-- Stored data start --
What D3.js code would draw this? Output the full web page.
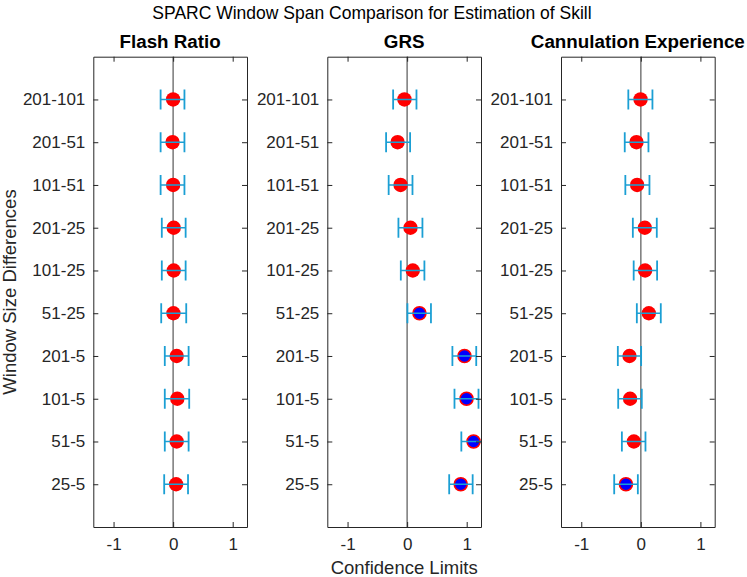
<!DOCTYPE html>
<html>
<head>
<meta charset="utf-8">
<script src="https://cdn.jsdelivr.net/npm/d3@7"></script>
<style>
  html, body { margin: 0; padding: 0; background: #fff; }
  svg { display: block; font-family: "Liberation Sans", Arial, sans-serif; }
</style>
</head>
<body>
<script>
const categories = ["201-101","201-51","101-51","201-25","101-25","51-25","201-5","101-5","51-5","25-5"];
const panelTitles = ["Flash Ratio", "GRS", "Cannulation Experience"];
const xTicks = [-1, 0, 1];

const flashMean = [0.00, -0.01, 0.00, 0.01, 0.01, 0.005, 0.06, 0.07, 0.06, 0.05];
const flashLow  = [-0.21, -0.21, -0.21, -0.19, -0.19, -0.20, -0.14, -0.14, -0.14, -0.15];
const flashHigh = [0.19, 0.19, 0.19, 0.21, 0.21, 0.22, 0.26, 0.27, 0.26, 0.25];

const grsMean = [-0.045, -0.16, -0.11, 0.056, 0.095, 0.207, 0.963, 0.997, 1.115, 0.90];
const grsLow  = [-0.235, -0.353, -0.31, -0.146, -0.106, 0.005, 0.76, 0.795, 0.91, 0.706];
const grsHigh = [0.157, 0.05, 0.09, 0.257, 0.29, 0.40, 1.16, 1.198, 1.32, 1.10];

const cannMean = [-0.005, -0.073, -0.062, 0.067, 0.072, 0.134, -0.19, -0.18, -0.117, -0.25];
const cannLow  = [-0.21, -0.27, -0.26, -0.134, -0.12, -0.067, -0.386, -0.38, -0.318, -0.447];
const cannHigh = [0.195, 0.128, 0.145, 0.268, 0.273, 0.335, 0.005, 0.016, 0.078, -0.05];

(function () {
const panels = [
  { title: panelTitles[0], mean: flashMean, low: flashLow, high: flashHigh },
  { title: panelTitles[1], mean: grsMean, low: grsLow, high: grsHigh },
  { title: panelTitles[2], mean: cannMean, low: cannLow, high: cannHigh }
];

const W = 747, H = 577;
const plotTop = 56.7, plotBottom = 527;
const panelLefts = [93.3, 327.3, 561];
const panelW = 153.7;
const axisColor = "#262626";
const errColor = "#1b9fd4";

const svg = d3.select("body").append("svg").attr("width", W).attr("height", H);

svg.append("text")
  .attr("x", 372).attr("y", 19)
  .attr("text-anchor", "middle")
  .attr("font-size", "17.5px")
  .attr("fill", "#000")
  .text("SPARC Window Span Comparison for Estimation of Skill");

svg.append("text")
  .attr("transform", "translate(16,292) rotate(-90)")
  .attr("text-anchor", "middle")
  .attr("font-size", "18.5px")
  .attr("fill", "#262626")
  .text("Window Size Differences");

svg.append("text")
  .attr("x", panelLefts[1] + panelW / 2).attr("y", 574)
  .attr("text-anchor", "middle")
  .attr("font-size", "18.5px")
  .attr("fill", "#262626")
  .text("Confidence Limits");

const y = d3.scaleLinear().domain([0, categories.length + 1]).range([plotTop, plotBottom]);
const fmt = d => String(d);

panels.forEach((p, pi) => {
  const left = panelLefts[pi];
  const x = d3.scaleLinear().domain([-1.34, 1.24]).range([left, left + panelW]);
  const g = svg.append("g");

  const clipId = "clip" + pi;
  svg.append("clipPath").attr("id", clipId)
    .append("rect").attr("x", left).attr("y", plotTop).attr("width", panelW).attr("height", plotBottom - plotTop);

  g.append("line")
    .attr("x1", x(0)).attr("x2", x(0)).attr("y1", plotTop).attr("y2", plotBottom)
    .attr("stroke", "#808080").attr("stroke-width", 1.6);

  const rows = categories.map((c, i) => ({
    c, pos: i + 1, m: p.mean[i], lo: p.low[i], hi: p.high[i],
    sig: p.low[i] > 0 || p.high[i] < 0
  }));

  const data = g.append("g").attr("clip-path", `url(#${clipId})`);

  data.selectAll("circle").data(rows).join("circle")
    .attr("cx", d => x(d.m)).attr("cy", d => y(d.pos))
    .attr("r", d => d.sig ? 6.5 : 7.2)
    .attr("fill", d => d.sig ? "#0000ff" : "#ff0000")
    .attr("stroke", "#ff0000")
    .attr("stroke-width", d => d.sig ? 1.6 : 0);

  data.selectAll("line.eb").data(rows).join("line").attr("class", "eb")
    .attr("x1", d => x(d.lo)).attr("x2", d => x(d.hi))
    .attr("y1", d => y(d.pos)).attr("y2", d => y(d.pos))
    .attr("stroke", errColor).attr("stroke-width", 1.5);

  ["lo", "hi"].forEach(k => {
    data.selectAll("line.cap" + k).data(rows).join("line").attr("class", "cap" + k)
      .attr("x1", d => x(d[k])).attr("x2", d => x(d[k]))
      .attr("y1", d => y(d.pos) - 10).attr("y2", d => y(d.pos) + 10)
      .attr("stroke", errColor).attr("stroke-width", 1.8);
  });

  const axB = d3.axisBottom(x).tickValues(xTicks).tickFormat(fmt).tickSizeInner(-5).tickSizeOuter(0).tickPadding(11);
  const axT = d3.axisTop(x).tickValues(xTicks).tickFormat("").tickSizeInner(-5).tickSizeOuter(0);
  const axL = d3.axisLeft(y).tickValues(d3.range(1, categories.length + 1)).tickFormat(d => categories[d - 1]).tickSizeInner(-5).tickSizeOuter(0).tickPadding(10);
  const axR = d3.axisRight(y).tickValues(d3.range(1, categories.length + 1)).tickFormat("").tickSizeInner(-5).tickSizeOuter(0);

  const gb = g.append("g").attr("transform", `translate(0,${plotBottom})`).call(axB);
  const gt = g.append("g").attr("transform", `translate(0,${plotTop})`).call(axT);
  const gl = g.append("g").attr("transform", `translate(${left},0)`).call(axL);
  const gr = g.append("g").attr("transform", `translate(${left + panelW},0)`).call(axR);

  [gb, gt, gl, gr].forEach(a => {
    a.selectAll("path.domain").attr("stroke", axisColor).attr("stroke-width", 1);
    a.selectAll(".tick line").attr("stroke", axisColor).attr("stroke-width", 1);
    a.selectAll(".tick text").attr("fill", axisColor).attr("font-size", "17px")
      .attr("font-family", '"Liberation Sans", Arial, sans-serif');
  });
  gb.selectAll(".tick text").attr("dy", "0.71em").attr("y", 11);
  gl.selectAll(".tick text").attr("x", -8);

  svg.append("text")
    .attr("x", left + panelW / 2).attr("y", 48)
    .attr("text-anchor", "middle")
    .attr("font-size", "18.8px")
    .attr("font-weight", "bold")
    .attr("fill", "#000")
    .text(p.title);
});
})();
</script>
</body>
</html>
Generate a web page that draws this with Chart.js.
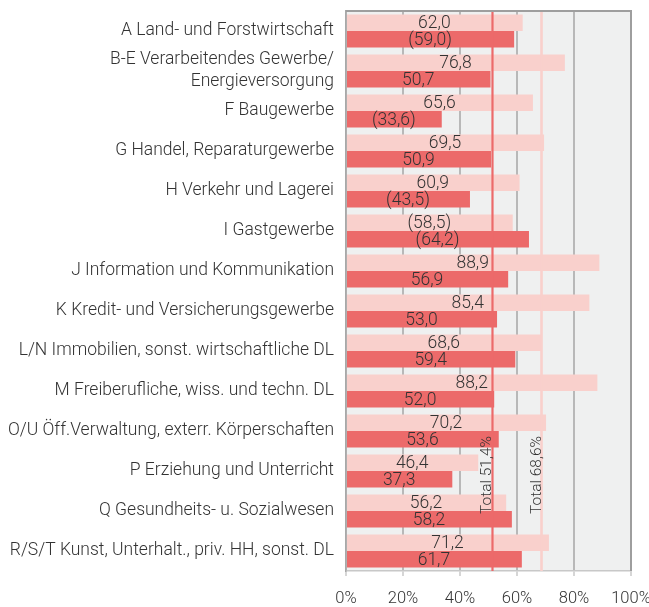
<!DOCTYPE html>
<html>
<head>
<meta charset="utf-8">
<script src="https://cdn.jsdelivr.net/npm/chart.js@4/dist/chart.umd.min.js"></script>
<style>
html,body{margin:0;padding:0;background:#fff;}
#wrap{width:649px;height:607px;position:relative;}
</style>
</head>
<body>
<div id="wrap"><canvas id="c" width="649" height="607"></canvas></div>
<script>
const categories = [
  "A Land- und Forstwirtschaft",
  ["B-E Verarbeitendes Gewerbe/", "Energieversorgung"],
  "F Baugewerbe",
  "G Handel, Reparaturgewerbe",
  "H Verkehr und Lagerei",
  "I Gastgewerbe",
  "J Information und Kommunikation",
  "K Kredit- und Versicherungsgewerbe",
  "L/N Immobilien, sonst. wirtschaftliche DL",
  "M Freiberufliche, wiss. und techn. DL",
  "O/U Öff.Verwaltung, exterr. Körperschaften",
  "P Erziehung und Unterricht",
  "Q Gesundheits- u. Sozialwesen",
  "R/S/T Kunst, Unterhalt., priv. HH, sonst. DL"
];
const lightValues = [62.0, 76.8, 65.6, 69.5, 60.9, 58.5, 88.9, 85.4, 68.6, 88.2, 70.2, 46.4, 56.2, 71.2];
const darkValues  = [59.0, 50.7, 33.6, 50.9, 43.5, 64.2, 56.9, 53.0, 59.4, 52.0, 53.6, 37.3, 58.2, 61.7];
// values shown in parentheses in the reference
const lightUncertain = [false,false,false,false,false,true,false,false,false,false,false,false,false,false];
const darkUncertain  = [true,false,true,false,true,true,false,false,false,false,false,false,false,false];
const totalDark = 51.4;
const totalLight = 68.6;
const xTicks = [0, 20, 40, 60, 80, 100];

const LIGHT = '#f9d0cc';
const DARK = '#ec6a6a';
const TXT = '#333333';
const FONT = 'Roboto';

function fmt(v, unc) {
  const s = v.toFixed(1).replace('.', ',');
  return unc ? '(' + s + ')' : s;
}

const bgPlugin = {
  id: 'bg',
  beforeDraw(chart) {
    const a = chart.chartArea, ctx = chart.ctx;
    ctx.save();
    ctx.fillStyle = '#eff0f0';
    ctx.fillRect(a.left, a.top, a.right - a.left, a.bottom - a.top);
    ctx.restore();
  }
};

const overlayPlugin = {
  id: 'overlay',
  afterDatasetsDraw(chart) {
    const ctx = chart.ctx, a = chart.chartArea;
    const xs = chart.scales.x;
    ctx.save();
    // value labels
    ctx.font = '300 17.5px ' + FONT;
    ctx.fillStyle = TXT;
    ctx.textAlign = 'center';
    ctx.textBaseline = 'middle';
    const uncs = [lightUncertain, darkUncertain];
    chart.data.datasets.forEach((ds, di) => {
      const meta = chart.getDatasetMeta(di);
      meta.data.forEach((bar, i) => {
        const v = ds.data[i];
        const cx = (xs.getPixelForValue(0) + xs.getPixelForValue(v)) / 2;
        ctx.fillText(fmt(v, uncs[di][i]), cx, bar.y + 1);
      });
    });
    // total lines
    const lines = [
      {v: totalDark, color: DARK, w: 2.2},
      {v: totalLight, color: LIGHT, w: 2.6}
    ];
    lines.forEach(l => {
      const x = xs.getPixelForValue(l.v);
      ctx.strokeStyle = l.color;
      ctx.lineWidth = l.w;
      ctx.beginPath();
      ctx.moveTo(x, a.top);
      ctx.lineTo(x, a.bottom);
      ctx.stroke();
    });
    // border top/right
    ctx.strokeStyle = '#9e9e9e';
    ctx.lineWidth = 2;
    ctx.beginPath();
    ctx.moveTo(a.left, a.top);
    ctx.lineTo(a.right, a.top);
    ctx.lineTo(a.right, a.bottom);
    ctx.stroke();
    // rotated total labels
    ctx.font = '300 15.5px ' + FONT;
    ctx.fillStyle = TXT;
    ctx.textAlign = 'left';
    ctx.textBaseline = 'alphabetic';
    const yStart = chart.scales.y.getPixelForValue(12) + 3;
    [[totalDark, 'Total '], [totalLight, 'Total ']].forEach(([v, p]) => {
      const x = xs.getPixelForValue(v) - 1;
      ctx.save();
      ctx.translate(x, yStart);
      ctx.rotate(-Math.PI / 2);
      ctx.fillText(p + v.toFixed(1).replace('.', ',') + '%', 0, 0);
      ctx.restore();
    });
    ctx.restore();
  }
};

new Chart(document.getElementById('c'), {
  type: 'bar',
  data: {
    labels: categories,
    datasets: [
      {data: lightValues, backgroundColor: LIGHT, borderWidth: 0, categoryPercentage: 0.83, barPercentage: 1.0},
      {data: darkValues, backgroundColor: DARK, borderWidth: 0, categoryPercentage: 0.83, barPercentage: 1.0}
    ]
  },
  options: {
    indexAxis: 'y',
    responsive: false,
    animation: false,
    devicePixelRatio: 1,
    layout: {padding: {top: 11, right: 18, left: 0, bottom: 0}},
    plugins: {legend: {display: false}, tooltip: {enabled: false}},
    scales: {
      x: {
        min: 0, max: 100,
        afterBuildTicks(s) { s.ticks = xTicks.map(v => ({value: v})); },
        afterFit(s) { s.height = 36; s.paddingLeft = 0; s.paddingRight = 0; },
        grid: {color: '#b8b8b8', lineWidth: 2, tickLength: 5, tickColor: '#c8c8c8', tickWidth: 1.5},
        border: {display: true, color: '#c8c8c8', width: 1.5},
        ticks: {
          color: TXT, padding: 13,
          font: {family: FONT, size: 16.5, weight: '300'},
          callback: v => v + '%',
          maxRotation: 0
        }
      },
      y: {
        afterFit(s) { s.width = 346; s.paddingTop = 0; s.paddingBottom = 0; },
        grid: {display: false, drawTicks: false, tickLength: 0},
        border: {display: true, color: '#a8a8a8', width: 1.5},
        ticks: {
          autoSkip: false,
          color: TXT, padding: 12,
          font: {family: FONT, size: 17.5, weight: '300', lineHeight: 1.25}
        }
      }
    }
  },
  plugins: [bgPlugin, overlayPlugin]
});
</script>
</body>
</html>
-- Stored data end --
-- Stored data start --
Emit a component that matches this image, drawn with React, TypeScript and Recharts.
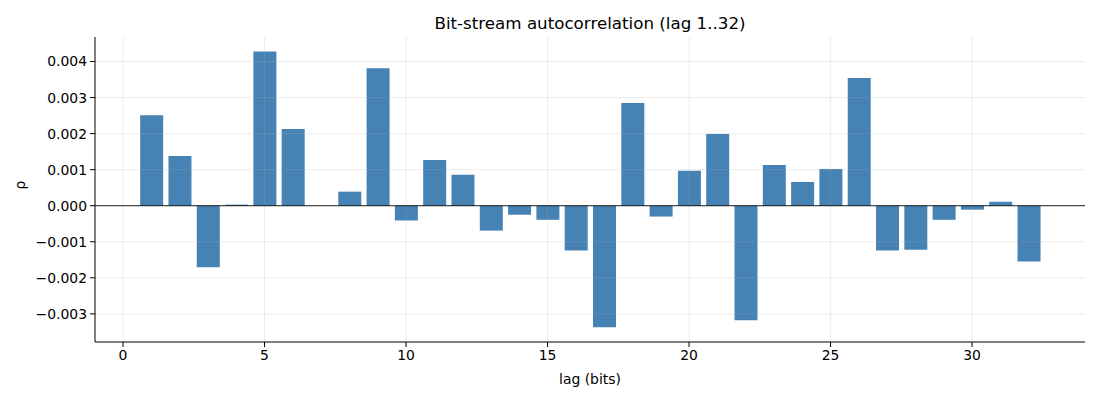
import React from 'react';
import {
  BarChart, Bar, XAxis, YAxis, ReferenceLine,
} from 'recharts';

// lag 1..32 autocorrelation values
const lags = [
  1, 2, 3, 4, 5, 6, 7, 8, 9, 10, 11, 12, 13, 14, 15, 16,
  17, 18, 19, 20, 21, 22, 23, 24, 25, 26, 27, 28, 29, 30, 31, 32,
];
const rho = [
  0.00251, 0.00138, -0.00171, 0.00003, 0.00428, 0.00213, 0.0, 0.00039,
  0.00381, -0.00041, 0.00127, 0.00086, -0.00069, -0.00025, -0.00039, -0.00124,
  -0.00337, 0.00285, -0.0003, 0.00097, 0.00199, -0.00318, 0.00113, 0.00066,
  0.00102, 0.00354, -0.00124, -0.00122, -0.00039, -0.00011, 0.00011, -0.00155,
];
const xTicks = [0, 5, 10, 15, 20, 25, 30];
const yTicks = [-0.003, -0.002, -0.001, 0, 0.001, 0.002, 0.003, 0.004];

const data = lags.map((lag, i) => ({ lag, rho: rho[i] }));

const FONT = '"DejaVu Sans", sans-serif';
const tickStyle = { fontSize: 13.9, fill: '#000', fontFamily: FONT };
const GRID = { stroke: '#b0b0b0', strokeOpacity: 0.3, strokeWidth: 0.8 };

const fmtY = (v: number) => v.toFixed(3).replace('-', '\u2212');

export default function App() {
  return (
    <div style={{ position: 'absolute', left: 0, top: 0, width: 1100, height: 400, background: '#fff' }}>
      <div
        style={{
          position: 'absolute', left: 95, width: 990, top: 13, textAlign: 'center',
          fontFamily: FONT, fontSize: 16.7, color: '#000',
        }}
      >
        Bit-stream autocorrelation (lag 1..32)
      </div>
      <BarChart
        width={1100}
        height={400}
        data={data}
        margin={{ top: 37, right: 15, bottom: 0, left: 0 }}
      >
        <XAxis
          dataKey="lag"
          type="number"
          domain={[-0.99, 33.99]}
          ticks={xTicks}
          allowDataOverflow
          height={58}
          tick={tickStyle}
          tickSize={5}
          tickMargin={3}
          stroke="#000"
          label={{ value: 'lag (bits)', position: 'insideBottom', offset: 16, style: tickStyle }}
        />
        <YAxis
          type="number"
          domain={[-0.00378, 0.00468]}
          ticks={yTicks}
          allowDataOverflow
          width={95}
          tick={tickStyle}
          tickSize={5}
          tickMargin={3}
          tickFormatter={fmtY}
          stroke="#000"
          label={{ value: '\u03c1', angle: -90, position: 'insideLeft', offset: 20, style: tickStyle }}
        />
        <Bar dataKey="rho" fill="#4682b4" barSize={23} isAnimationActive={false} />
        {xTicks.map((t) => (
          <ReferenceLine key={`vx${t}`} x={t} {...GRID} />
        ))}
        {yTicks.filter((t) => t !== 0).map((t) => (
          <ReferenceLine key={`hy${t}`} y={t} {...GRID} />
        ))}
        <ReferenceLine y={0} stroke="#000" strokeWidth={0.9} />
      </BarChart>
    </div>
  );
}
-- Stored data end --
Copy nothing but the lines above from the one with "Emit a component" to the one with "const fmtY = (v: number)", inclusive, word for word. Leave every picture out.

* _Correct answer_:
Emit a component that matches this image, drawn with React, TypeScript and Recharts.
import React from 'react';
import {
  BarChart, Bar, XAxis, YAxis, ReferenceLine,
} from 'recharts';

// lag 1..32 autocorrelation values
const lags = [
  1, 2, 3, 4, 5, 6, 7, 8, 9, 10, 11, 12, 13, 14, 15, 16,
  17, 18, 19, 20, 21, 22, 23, 24, 25, 26, 27, 28, 29, 30, 31, 32,
];
const rho = [
  0.00251, 0.00138, -0.00171, 0.00003, 0.00428, 0.00213, 0.0, 0.00039,
  0.00381, -0.00041, 0.00127, 0.00086, -0.00069, -0.00025, -0.00039, -0.00124,
  -0.00337, 0.00285, -0.0003, 0.00097, 0.00199, -0.00318, 0.00113, 0.00066,
  0.00102, 0.00354, -0.00124, -0.00122, -0.00039, -0.00011, 0.00011, -0.00155,
];
const xTicks = [0, 5, 10, 15, 20, 25, 30];
const yTicks = [-0.003, -0.002, -0.001, 0, 0.001, 0.002, 0.003, 0.004];

const data = lags.map((lag, i) => ({ lag, rho: rho[i] }));

const FONT = '"DejaVu Sans", sans-serif';
const tickStyle = { fontSize: 13.9, fill: '#000', fontFamily: FONT };
const GRID = { stroke: '#b0b0b0', strokeOpacity: 0.3, strokeWidth: 0.8 };

const fmtY = (v: number) => v.toFixed(3).replace('-', '\u2212');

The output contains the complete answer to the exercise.